■ Exercise instructions
Exactly the lines from the line holding "Give me the matplotlib source for this chart." to the line holding "ax.bar(x + w", both lines included, are to be echoed; pictures are not.

start Data provided

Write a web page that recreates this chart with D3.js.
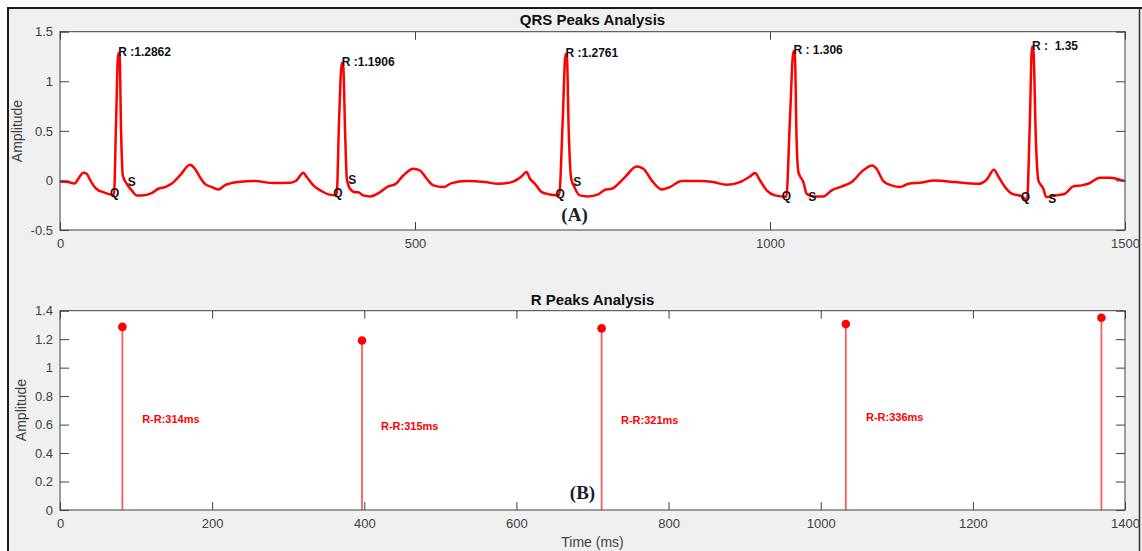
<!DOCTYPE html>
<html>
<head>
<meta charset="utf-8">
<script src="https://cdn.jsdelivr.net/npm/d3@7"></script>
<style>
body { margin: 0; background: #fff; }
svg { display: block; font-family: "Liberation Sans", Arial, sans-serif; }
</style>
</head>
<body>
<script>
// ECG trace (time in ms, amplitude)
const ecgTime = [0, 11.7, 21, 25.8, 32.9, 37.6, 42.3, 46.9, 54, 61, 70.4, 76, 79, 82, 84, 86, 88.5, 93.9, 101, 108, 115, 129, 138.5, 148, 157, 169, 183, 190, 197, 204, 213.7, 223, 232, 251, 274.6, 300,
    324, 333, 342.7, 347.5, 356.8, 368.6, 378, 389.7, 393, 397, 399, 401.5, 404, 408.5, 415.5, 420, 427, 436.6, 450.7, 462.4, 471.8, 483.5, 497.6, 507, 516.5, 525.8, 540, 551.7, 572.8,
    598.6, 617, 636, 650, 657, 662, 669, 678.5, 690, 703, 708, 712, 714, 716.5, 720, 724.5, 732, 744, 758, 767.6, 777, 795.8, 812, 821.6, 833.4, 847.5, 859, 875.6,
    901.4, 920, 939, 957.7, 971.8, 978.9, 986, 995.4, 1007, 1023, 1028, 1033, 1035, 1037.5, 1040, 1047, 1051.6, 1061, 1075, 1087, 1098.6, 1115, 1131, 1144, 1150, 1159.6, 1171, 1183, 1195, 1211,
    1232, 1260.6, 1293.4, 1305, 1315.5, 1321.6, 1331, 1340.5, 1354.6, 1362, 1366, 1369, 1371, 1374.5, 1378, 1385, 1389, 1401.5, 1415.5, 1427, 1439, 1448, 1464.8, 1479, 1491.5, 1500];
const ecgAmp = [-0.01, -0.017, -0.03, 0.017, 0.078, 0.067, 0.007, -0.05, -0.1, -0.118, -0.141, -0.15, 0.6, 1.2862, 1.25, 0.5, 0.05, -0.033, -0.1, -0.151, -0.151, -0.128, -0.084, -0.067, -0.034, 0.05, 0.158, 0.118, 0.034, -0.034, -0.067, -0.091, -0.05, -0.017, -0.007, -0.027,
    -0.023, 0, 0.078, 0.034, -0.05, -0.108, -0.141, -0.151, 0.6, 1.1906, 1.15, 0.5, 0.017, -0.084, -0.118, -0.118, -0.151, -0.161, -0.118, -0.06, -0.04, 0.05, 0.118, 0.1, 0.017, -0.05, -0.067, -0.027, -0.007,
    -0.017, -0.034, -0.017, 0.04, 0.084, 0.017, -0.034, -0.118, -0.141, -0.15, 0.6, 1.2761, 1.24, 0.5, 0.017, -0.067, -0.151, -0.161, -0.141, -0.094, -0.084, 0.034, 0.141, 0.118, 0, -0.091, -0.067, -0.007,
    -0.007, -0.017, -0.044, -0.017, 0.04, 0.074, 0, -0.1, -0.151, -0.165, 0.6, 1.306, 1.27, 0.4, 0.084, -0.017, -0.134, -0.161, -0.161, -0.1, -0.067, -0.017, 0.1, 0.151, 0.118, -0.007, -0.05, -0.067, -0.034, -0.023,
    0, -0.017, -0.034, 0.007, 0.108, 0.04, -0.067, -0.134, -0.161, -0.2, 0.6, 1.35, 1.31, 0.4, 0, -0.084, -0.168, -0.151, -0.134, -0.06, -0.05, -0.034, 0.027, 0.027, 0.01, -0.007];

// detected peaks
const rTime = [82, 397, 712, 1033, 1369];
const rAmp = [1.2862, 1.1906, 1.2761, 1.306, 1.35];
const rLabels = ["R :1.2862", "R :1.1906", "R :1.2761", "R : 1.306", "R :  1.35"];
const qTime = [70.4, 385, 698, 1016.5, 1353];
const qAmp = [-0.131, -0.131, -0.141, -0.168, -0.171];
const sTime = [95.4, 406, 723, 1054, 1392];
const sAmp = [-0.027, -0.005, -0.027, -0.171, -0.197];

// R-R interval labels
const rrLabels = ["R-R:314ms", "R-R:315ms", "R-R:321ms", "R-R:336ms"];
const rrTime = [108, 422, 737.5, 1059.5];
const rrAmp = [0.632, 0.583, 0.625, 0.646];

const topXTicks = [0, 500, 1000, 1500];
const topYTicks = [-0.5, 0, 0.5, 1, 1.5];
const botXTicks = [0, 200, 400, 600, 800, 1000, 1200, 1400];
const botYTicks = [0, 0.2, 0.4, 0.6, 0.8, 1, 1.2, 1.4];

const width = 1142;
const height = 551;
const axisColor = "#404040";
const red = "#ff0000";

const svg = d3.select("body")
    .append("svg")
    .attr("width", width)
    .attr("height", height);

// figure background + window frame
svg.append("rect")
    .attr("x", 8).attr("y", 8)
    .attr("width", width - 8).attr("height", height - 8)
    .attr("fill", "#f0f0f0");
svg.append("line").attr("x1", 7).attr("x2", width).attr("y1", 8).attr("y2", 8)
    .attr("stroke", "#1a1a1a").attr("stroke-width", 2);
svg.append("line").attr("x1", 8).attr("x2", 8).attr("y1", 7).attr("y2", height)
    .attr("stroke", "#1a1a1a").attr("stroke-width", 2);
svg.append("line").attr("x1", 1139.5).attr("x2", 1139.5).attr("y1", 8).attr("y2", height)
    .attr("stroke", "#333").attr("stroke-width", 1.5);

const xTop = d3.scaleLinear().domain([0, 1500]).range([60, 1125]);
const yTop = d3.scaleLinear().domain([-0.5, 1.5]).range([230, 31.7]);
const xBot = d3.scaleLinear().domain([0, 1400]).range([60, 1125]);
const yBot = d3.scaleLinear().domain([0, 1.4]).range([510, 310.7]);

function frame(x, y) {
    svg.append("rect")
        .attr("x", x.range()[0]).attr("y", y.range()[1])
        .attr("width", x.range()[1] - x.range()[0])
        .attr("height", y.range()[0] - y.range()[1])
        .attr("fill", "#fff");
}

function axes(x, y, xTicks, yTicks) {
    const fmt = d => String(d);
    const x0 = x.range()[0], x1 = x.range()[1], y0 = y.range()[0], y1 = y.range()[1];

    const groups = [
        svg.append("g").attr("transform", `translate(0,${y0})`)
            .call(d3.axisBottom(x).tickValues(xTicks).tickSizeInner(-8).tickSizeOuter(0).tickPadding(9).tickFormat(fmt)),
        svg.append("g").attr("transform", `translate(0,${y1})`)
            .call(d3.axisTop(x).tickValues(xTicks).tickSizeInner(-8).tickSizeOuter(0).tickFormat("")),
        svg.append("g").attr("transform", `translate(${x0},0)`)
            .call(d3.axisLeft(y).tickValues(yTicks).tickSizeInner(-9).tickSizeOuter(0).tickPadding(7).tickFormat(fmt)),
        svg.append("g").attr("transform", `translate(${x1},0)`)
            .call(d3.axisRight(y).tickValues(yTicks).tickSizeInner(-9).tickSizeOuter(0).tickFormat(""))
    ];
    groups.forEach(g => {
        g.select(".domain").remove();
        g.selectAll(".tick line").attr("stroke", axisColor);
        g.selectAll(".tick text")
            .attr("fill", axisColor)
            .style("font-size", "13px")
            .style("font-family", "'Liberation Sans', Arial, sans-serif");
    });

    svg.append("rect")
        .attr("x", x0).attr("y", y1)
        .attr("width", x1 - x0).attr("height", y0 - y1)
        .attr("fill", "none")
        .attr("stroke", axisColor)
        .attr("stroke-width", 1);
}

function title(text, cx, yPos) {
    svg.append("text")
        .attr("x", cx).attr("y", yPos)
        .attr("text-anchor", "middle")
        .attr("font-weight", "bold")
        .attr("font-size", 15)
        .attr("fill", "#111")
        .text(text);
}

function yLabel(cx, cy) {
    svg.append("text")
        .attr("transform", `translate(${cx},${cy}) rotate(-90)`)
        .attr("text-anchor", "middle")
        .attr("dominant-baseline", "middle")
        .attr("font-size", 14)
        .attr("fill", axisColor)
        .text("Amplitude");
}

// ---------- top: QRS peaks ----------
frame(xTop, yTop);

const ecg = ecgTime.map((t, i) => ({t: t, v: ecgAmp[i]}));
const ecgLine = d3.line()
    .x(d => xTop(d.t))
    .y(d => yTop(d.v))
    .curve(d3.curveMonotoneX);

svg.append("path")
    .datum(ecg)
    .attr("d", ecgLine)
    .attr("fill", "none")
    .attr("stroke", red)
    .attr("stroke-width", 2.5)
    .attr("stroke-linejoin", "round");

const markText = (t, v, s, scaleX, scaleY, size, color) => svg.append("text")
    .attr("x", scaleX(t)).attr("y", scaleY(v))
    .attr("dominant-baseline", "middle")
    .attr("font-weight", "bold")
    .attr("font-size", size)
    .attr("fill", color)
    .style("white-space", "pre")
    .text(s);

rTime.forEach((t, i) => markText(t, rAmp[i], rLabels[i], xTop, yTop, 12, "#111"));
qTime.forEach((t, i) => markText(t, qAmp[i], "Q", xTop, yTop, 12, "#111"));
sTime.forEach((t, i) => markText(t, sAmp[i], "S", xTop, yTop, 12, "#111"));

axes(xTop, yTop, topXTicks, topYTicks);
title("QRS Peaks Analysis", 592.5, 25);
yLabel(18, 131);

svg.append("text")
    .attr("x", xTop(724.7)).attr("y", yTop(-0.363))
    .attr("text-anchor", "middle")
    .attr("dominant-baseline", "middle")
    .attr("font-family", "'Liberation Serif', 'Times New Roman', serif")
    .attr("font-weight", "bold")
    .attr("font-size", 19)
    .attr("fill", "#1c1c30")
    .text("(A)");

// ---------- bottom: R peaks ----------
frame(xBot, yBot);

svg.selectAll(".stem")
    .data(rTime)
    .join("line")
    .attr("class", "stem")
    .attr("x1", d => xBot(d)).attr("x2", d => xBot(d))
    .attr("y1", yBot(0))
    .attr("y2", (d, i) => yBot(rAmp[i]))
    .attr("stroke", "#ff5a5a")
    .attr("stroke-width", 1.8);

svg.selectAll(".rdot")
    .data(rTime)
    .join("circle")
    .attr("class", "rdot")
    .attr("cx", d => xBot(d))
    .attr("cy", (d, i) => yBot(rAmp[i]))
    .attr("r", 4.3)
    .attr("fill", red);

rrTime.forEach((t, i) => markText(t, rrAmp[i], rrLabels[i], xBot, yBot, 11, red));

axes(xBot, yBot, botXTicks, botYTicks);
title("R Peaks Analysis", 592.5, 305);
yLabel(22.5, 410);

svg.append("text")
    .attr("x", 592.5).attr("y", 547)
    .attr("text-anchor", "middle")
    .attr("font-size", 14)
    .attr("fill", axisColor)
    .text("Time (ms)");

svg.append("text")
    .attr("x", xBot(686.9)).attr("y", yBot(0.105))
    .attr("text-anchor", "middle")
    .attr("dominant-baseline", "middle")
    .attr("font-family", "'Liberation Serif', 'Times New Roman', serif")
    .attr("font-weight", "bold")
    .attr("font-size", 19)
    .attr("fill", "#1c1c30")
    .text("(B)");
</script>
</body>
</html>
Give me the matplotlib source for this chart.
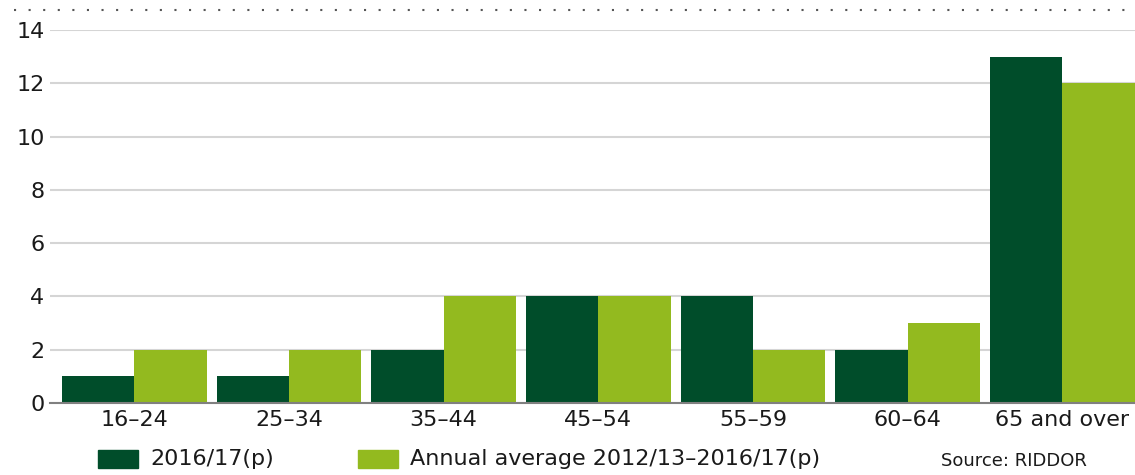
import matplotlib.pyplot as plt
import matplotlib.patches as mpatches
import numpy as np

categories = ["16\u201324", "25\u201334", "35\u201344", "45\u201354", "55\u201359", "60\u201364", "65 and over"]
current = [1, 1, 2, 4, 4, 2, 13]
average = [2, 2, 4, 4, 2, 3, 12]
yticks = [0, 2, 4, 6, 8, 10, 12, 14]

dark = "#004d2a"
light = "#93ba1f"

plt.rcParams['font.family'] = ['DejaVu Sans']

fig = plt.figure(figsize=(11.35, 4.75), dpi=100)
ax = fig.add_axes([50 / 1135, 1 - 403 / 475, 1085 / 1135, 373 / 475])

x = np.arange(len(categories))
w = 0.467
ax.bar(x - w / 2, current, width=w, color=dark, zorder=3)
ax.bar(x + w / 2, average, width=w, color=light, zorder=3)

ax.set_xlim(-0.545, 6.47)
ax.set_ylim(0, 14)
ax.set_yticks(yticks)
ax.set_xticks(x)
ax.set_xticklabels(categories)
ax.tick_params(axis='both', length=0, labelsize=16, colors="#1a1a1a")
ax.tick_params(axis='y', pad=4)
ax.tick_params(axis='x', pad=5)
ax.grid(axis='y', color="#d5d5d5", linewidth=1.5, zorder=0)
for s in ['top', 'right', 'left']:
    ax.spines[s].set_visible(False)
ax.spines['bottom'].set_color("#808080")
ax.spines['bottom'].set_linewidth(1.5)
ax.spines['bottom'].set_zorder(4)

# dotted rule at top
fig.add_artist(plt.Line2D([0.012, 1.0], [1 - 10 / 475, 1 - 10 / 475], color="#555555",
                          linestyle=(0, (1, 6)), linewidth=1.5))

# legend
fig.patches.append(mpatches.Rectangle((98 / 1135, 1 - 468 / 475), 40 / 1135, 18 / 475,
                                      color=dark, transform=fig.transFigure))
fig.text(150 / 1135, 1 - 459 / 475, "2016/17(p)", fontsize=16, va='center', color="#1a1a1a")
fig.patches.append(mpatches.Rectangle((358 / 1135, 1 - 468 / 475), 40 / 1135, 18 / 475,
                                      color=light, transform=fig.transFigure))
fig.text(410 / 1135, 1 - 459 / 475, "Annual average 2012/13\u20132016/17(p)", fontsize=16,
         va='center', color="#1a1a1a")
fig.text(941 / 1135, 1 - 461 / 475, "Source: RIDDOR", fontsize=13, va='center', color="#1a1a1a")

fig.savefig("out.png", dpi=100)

end Data provided

■ Written solution
Give me the matplotlib source for this chart.
import matplotlib.pyplot as plt
import matplotlib.patches as mpatches
import numpy as np

categories = ["16\u201324", "25\u201334", "35\u201344", "45\u201354", "55\u201359", "60\u201364", "65 and over"]
current = [1, 1, 2, 4, 4, 2, 13]
average = [2, 2, 4, 4, 2, 3, 12]
yticks = [0, 2, 4, 6, 8, 10, 12, 14]

dark = "#004d2a"
light = "#93ba1f"

plt.rcParams['font.family'] = ['DejaVu Sans']

fig = plt.figure(figsize=(11.35, 4.75), dpi=100)
ax = fig.add_axes([50 / 1135, 1 - 403 / 475, 1085 / 1135, 373 / 475])

x = np.arange(len(categories))
w = 0.467
ax.bar(x - w / 2, current, width=w, color=dark, zorder=3)
ax.bar(x + w / 2, average, width=w, color=light, zorder=3)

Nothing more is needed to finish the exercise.